Timeline Summary: Repatriation by Type
| Repatriation Type | Preparation Time | Processing Time | Total End-to-End |
|---|---|---|---|
| Dividends | 3-5 days | 5-10 days | 7-15 working days |
| Royalties / FTS | 3-5 days | 5-10 days | 7-15 working days |
| Interest on ECB | 3-5 days | 5-10 days | 7-15 working days |
| Salary | With payroll | 2-5 days | 2-5 working days |
| Branch profit remittance | 5-10 days | 5-10 days | 10-20 working days |
| Share sale proceeds | 7-15 days | 7-15 days | 15-30 working days |
| Share buyback | 15-30 days | 7-15 days | 30-45 working days |
| Capital reduction (NCLT) | 3-6 months | 7-15 days | 3-6 months |
| Voluntary liquidation | 12-24 months | 7-15 days | 12-24 months |
| Voluntary strike-off | 3-6 months | Before strike-off | 3-6 months |
Equity vs Debt Structure: Impact on Repatriation
The capitalization structure of the Indian entity — how much of the foreign investment comes as equity vs intercompany debt — has a significant impact on repatriation economics:
| Factor | Equity (Shares) | Debt (ECB/Intercompany Loan) |
|---|---|---|
| Repatriation mechanism | Dividends, buyback, share sale | Interest payments, principal repayment |
| Tax treatment for Indian company | Dividends not deductible | Interest is a tax-deductible expense |
| WHT on repatriation | 20% on dividends (10-15% with DTAA) | 20% on interest (5-15% with DTAA/Section 194LC) |
| Flexibility of timing | Subject to board/shareholder approval | Fixed schedule per loan agreement |
| Thin capitalization risk | No limit | Section 94B limits interest deduction to 30% of EBITDA |
| Exit complexity | Share sale, buyback, or liquidation | Simple repayment per schedule |
Many foreign investors use a combination of equity and debt — putting in the minimum required equity and supplementing with an intercompany loan (structured as an ECB). This allows regular repatriation through interest payments (which are tax-deductible for the Indian company, reducing its effective tax rate) while maintaining the equity base for operational and regulatory purposes. However, the ECB framework imposes conditions — minimum average maturity period, all-in-cost ceiling, end-use restrictions — and Section 94B thin capitalization rules cap the interest deduction at 30% of EBITDA for related-party borrowings exceeding Rs 1 crore.
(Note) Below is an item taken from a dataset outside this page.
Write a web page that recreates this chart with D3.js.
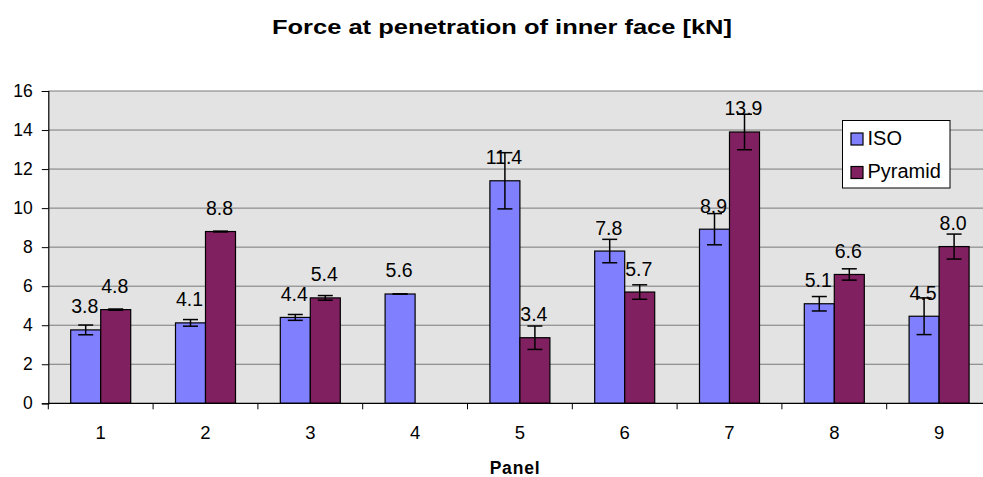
<!DOCTYPE html>
<html>
<head>
<meta charset="utf-8">
<script src="https://cdn.jsdelivr.net/npm/d3@7"></script>
<style>
  html, body { margin: 0; padding: 0; background: #fff; }
  svg { display: block; font-family: "Liberation Sans", Arial, sans-serif; }
</style>
</head>
<body>
<svg id="chart" width="983" height="477"></svg>
<script>
const categories = ["1", "2", "3", "4", "5", "6", "7", "8", "9"];
const seriesNames = ["ISO", "Pyramid"];
const isoValues = [3.76, 4.12, 4.4, 5.6, 11.4, 7.8, 8.92, 5.1, 4.46];
const pyramidValues = [4.8, 8.8, 5.4, null, 3.36, 5.7, 13.9, 6.6, 8.03];
const isoErrors = [0.25, 0.17, 0.15, 0.0, 1.44, 0.6, 0.8, 0.37, 0.94];
const pyramidErrors = [0.03, 0.02, 0.12, null, 0.6, 0.37, 0.91, 0.29, 0.64];
const yTicks = [0, 2, 4, 6, 8, 10, 12, 14, 16];
const titleText = "Force at penetration of inner face [kN]";
const xAxisTitle = "Panel";
const colors = ["#8080FF", "#802060"];

(function () {
const svg = d3.select("#chart");
const pLeft = 48.3, pTop = 91, pBottom = 403.3, catW = 104.8;
const pRight = pLeft + catW * categories.length;

const x = d3.scaleBand().domain(categories).range([pLeft, pRight]).paddingInner(0).paddingOuter(0);
const groupW = 60;
const xs = d3.scaleBand().domain(seriesNames).range([0, groupW]);
const y = d3.scaleLinear().domain([0, 16]).range([pBottom, pTop]);

svg.append("rect").attr("x", pLeft).attr("y", pTop).attr("width", pRight - pLeft).attr("height", pBottom - pTop).attr("fill", "#E3E3E3");

svg.append("g").selectAll("line").data(yTicks.filter(d => d > 0)).join("line")
  .attr("x1", pLeft).attr("x2", pRight)
  .attr("y1", d => y(d)).attr("y2", d => y(d))
  .attr("stroke", "#7a7a7a").attr("stroke-width", 1);

const rows = categories.map((c, i) => [
  { cat: c, s: "ISO", v: isoValues[i], e: isoErrors[i], color: colors[0] },
  { cat: c, s: "Pyramid", v: pyramidValues[i], e: pyramidErrors[i], color: colors[1] }
]).flat().filter(d => d.v != null);

const bx = d => x(d.cat) + (x.bandwidth() - groupW) / 2 + xs(d.s);

svg.append("g").selectAll("rect").data(rows).join("rect")
  .attr("x", d => bx(d)).attr("y", d => y(d.v))
  .attr("width", xs.bandwidth()).attr("height", d => y(0) - y(d.v))
  .attr("fill", d => d.color).attr("stroke", "#000").attr("stroke-width", 1.2);

const eg = svg.append("g").attr("stroke", "#000").attr("stroke-width", 1.5);
rows.forEach(d => {
  const cx = bx(d) + xs.bandwidth() / 2;
  eg.append("line").attr("x1", cx).attr("x2", cx).attr("y1", y(d.v + d.e)).attr("y2", y(d.v - d.e));
  [d.v + d.e, d.v - d.e].forEach(v => {
    eg.append("line").attr("x1", cx - 7.5).attr("x2", cx + 7.5).attr("y1", y(v)).attr("y2", y(v));
  });
});

svg.append("g").selectAll("text").data(rows).join("text")
  .attr("x", d => bx(d) + xs.bandwidth() / 2 - 1)
  .attr("y", d => y(d.v) - 16.5)
  .attr("text-anchor", "middle").attr("font-size", 19.5).attr("fill", "#000")
  .text(d => d.v.toFixed(1));

const yAxis = d3.axisLeft(y).tickValues(yTicks).tickSize(6.5).tickPadding(9).tickFormat(d3.format("d"));
const yg = svg.append("g").attr("transform", `translate(${pLeft},0)`).call(yAxis);
yg.select(".domain").attr("stroke", "#000").attr("stroke-width", 1.2);
yg.selectAll(".tick line").attr("stroke", "#000");
yg.selectAll(".tick text").attr("font-size", 17.5).attr("font-family", "Liberation Sans, Arial, sans-serif").attr("fill", "#000");

const xg = svg.append("g").attr("transform", `translate(0,${pBottom})`);
xg.append("line").attr("x1", pLeft).attr("x2", pRight).attr("y1", 0).attr("y2", 0).attr("stroke", "#000").attr("stroke-width", 1.2);
const tickPos = d3.range(categories.length + 1).map(i => pLeft + i * x.step());
xg.selectAll("line.t").data(tickPos).join("line").attr("class", "t")
  .attr("x1", d => d).attr("x2", d => d).attr("y1", 0).attr("y2", 6).attr("stroke", "#000");
xg.selectAll("text").data(categories).join("text")
  .attr("x", d => x(d) + x.bandwidth() / 2).attr("y", 36)
  .attr("text-anchor", "middle").attr("font-size", 18.5).attr("fill", "#000")
  .text(d => d);

svg.append("text").attr("x", 502).attr("y", 34).attr("text-anchor", "middle")
  .attr("font-size", 21).attr("font-weight", "bold")
  .attr("textLength", 460).attr("lengthAdjust", "spacingAndGlyphs").text(titleText);
svg.append("text").attr("x", 515).attr("y", 474).attr("text-anchor", "middle")
  .attr("font-size", 17.5).attr("font-weight", "bold").attr("letter-spacing", 0.8).text(xAxisTitle);

const lg = svg.append("g");
lg.append("rect").attr("x", 842.5).attr("y", 120.5).attr("width", 107.5).attr("height", 67.5)
  .attr("fill", "#fff").attr("stroke", "#000").attr("stroke-width", 1);
seriesNames.forEach((s, i) => {
  const yy = 133 + i * 33.5;
  lg.append("rect").attr("x", 851).attr("y", yy).attr("width", 12).attr("height", 12)
    .attr("fill", colors[i]).attr("stroke", "#000").attr("stroke-width", 1.2);
  lg.append("text").attr("x", 867.5).attr("y", yy + 11.5).attr("font-size", 20).text(s);
});
})();
</script>
</body>
</html>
Repatriation Planning Checklist for Foreign Investors
To ensure smooth repatriation, foreign investors should maintain the following on an ongoing basis:
- Valid TRC renewed annually — Apply 6-8 weeks before expiry to avoid gaps in treaty coverage
- Form 10F filed for each financial year — Electronic filing on the income tax portal
- Indian PAN active and updated — Prevents Section 206AA higher withholding
- AD bank relationship established — With a bank experienced in FDI remittances
- Transfer pricing documentation current — Updated annually for any related-party payments (royalties, FTS, management fees, interest)
- Tax returns filed on time — Pending assessments or unfiled returns can trigger AD bank holds on remittances
- FC-GPR/FC-TRS filings up to date — Historical compliance must be clean for the AD bank to process new remittances
- FLA return filed by July 15 — Annual RBI obligation; non-filing is flagged
- SWIFT details of receiving bank verified — Incorrect SWIFT codes cause fund returns and delays of 1-2 weeks
This guide reflects India's repatriation framework as of March 2026. FEMA regulations, withholding tax rates, and procedural requirements are subject to change through RBI master direction amendments, Finance Act changes, and CBDT notifications. Foreign investors should verify current requirements with their Indian tax advisor before initiating any repatriation.